### [Requirements]
Would you transcribe the listing that follows, character for character, and omit its images?

--- Begin Data section ---

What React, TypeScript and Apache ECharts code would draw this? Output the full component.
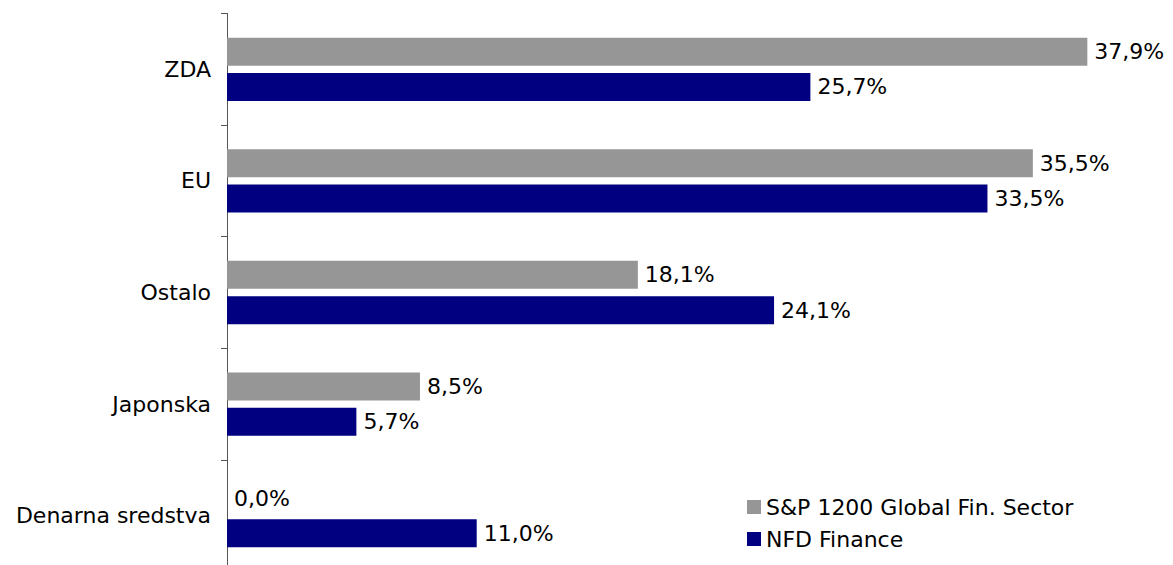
import React, { useEffect, useRef } from "react";
import * as echarts from "echarts";

const categories = ["ZDA", "EU", "Ostalo", "Japonska", "Denarna sredstva"];
const spValues = [37.9, 35.5, 18.1, 8.5, 0.0];
const nfdValues = [25.7, 33.5, 24.1, 5.7, 11.0];
const seriesNames = ["S&P 1200 Global Fin. Sector", "NFD Finance"];

const FONT = "DejaVu Sans, Verdana, sans-serif";
const FS = 22;

export default function App() {
  const ref = useRef<HTMLDivElement>(null);
  useEffect(() => {
    if (!ref.current) return;
    const chart = echarts.init(ref.current, null, { renderer: "svg" });
    const fmt = (p: any) => Number(p.value).toFixed(1).replace(".", ",") + "%";
    const label = {
      show: true,
      position: "right",
      distance: 7,
      formatter: fmt,
      fontFamily: FONT,
      fontSize: FS,
      color: "#000",
    };
    chart.setOption({
      animation: false,
      backgroundColor: "#ffffff",
      textStyle: { fontFamily: FONT },
      grid: { left: 227, right: 38, top: 13.5, height: 558 },
      legend: {
        orient: "vertical",
        left: 742,
        top: 491,
        icon: "rect",
        itemWidth: 14,
        itemHeight: 14,
        itemGap: 10,
        textStyle: { fontFamily: FONT, fontSize: FS, color: "#000" },
        data: seriesNames,
      },
      xAxis: {
        type: "value",
        min: 0,
        max: 40,
        show: false,
      },
      yAxis: {
        type: "category",
        inverse: true,
        data: categories,
        axisLine: { show: true, lineStyle: { color: "#555", width: 1 } },
        axisTick: { show: true, length: 6, lineStyle: { color: "#555" } },
        axisLabel: { fontFamily: FONT, fontSize: FS, color: "#000", margin: 16 },
      },
      series: [
        {
          name: seriesNames[0],
          type: "bar",
          data: spValues,
          barWidth: 28,
          barGap: "26%",
          itemStyle: { color: "#969696" },
          label,
        },
        {
          name: seriesNames[1],
          type: "bar",
          data: nfdValues,
          barWidth: 28,
          barGap: "26%",
          itemStyle: { color: "#000080" },
          label,
        },
      ],
    });
    return () => chart.dispose();
  }, []);
  return (
    <div
      ref={ref}
      style={{ position: "fixed", left: 0, top: 0, width: 1173, height: 585 }}
    />
  );
}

--- End Data section ---

### [Output for this task]
What React, TypeScript and Apache ECharts code would draw this? Output the full component.
import React, { useEffect, useRef } from "react";
import * as echarts from "echarts";

const categories = ["ZDA", "EU", "Ostalo", "Japonska", "Denarna sredstva"];
const spValues = [37.9, 35.5, 18.1, 8.5, 0.0];
const nfdValues = [25.7, 33.5, 24.1, 5.7, 11.0];
const seriesNames = ["S&P 1200 Global Fin. Sector", "NFD Finance"];

const FONT = "DejaVu Sans, Verdana, sans-serif";
const FS = 22;

export default function App() {
  const ref = useRef<HTMLDivElement>(null);
  useEffect(() => {
    if (!ref.current) return;
    const chart = echarts.init(ref.current, null, { renderer: "svg" });
    const fmt = (p: any) => Number(p.value).toFixed(1).replace(".", ",") + "%";
    const label = {
      show: true,
      position: "right",
      distance: 7,
      formatter: fmt,
      fontFamily: FONT,
      fontSize: FS,
      color: "#000",
    };
    chart.setOption({
      animation: false,
      backgroundColor: "#ffffff",
      textStyle: { fontFamily: FONT },
      grid: { left: 227, right: 38, top: 13.5, height: 558 },
      legend: {
        orient: "vertical",
        left: 742,
        top: 491,
        icon: "rect",
        itemWidth: 14,
        itemHeight: 14,
        itemGap: 10,
        textStyle: { fontFamily: FONT, fontSize: FS, color: "#000" },
        data: seriesNames,
      },
      xAxis: {
        type: "value",
        min: 0,
        max: 40,
        show: false,
      },
      yAxis: {
        type: "category",
        inverse: true,
        data: categories,
        axisLine: { show: true, lineStyle: { color: "#555", width: 1 } },
        axisTick: { show: true, length: 6, lineStyle: { color: "#555" } },
        axisLabel: { fontFamily: FONT, fontSize: FS, color: "#000", margin: 16 },
      },
      series: [
        {
          name: seriesNames[0],
          type: "bar",
          data: spValues,
          barWidth: 28,
          barGap: "26%",
          itemStyle: { color: "#969696" },
          label,
        },
        {
          name: seriesNames[1],
          type: "bar",
          data: nfdValues,
          barWidth: 28,
          barGap: "26%",
          itemStyle: { color: "#000080" },
          label,
        },
      ],
    });
    return () => chart.dispose();
  }, []);
  return (
    <div
      ref={ref}
      style={{ position: "fixed", left: 0, top: 0, width: 1173, height: 585 }}
    />
  );
}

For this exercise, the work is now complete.